INPUT MATERIAL:

▼▼▼

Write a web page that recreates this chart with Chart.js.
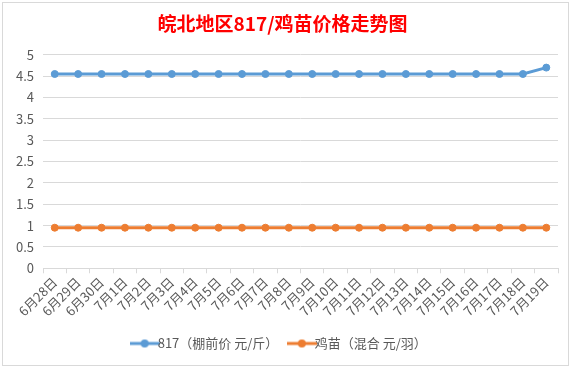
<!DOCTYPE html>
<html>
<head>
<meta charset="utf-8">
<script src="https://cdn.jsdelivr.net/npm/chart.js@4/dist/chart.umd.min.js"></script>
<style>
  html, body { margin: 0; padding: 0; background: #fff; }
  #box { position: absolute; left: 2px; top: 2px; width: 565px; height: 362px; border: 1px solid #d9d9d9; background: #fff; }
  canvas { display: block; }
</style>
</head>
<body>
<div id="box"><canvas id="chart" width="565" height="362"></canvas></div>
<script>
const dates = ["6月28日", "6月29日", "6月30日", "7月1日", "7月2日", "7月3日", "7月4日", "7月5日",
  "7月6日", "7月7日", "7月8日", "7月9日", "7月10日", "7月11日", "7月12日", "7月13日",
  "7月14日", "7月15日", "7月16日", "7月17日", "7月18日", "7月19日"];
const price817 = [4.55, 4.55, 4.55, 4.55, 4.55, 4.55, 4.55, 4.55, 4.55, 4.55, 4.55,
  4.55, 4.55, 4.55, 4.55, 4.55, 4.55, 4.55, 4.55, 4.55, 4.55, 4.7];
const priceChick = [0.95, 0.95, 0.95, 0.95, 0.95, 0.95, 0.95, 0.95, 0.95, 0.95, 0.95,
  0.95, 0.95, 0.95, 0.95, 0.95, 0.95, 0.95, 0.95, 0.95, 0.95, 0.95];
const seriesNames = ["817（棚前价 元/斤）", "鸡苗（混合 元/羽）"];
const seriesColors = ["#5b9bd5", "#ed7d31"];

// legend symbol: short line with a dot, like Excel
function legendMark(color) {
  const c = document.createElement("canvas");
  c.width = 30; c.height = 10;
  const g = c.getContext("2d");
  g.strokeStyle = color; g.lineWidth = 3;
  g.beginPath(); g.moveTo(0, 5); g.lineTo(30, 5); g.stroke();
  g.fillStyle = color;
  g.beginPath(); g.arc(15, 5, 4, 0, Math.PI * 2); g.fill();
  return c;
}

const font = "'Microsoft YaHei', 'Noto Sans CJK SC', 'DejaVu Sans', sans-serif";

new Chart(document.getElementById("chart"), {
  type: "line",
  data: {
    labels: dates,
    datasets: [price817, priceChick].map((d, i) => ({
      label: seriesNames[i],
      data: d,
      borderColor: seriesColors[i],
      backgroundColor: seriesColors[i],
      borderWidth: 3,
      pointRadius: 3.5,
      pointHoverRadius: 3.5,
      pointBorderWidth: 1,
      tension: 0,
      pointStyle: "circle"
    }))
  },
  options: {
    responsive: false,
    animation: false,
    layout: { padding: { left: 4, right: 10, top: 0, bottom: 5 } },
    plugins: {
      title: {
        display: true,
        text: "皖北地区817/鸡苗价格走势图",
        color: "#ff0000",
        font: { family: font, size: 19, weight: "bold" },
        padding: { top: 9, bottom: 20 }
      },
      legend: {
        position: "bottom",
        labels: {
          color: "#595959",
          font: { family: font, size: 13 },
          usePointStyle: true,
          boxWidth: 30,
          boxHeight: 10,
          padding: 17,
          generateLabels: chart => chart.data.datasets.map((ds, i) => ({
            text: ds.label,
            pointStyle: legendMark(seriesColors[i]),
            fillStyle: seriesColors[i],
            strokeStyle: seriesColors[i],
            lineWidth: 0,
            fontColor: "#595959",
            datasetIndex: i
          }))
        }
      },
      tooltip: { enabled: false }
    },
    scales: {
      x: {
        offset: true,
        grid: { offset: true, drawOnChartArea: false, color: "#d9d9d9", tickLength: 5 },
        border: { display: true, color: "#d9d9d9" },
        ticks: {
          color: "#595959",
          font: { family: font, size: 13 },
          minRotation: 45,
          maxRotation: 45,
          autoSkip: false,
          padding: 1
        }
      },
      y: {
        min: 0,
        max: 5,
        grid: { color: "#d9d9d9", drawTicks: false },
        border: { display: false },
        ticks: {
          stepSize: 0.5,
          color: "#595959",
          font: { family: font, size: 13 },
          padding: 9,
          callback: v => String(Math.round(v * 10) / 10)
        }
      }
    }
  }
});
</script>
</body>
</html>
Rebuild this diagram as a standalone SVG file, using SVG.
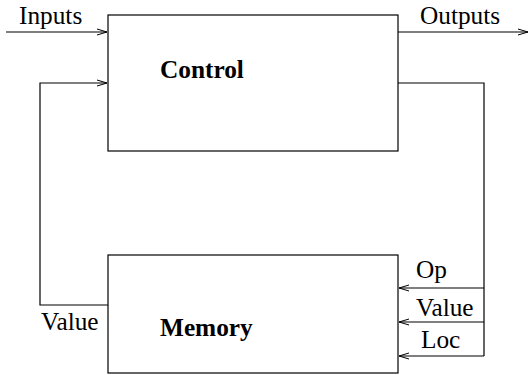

▲▲▲

Transcribe every entry above exactly. Omit all pictures.

SOLUTION TO THIS EXERCISE:
Write a web page that recreates this chart with Chart.js.
<!DOCTYPE html>
<html>
<head>
<meta charset="utf-8">
<script src="https://cdn.jsdelivr.net/npm/chart.js@4/dist/chart.umd.min.js"></script>
<style>
  html, body { margin: 0; padding: 0; background: #fff; }
  #box { position: absolute; left: 2px; top: 2px; width: 565px; height: 362px; border: 1px solid #d9d9d9; background: #fff; }
  canvas { display: block; }
</style>
</head>
<body>
<div id="box"><canvas id="chart" width="565" height="362"></canvas></div>
<script>
const dates = ["6月28日", "6月29日", "6月30日", "7月1日", "7月2日", "7月3日", "7月4日", "7月5日",
  "7月6日", "7月7日", "7月8日", "7月9日", "7月10日", "7月11日", "7月12日", "7月13日",
  "7月14日", "7月15日", "7月16日", "7月17日", "7月18日", "7月19日"];
const price817 = [4.55, 4.55, 4.55, 4.55, 4.55, 4.55, 4.55, 4.55, 4.55, 4.55, 4.55,
  4.55, 4.55, 4.55, 4.55, 4.55, 4.55, 4.55, 4.55, 4.55, 4.55, 4.7];
const priceChick = [0.95, 0.95, 0.95, 0.95, 0.95, 0.95, 0.95, 0.95, 0.95, 0.95, 0.95,
  0.95, 0.95, 0.95, 0.95, 0.95, 0.95, 0.95, 0.95, 0.95, 0.95, 0.95];
const seriesNames = ["817（棚前价 元/斤）", "鸡苗（混合 元/羽）"];
const seriesColors = ["#5b9bd5", "#ed7d31"];

// legend symbol: short line with a dot, like Excel
function legendMark(color) {
  const c = document.createElement("canvas");
  c.width = 30; c.height = 10;
  const g = c.getContext("2d");
  g.strokeStyle = color; g.lineWidth = 3;
  g.beginPath(); g.moveTo(0, 5); g.lineTo(30, 5); g.stroke();
  g.fillStyle = color;
  g.beginPath(); g.arc(15, 5, 4, 0, Math.PI * 2); g.fill();
  return c;
}

const font = "'Microsoft YaHei', 'Noto Sans CJK SC', 'DejaVu Sans', sans-serif";

new Chart(document.getElementById("chart"), {
  type: "line",
  data: {
    labels: dates,
    datasets: [price817, priceChick].map((d, i) => ({
      label: seriesNames[i],
      data: d,
      borderColor: seriesColors[i],
      backgroundColor: seriesColors[i],
      borderWidth: 3,
      pointRadius: 3.5,
      pointHoverRadius: 3.5,
      pointBorderWidth: 1,
      tension: 0,
      pointStyle: "circle"
    }))
  },
  options: {
    responsive: false,
    animation: false,
    layout: { padding: { left: 4, right: 10, top: 0, bottom: 5 } },
    plugins: {
      title: {
        display: true,
        text: "皖北地区817/鸡苗价格走势图",
        color: "#ff0000",
        font: { family: font, size: 19, weight: "bold" },
        padding: { top: 9, bottom: 20 }
      },
      legend: {
        position: "bottom",
        labels: {
          color: "#595959",
          font: { family: font, size: 13 },
          usePointStyle: true,
          boxWidth: 30,
          boxHeight: 10,
          padding: 17,
          generateLabels: chart => chart.data.datasets.map((ds, i) => ({
            text: ds.label,
            pointStyle: legendMark(seriesColors[i]),
            fillStyle: seriesColors[i],
            strokeStyle: seriesColors[i],
            lineWidth: 0,
            fontColor: "#595959",
            datasetIndex: i
          }))
        }
      },
      tooltip: { enabled: false }
    },
    scales: {
      x: {
        offset: true,
        grid: { offset: true, drawOnChartArea: false, color: "#d9d9d9", tickLength: 5 },
        border: { display: true, color: "#d9d9d9" },
        ticks: {
          color: "#595959",
          font: { family: font, size: 13 },
          minRotation: 45,
          maxRotation: 45,
          autoSkip: false,
          padding: 1
        }
      },
      y: {
        min: 0,
        max: 5,
        grid: { color: "#d9d9d9", drawTicks: false },
        border: { display: false },
        ticks: {
          stepSize: 0.5,
          color: "#595959",
          font: { family: font, size: 13 },
          padding: 9,
          callback: v => String(Math.round(v * 10) / 10)
        }
      }
    }
  }
});
</script>
</body>
</html>
Rebuild this diagram as a standalone SVG file, using SVG.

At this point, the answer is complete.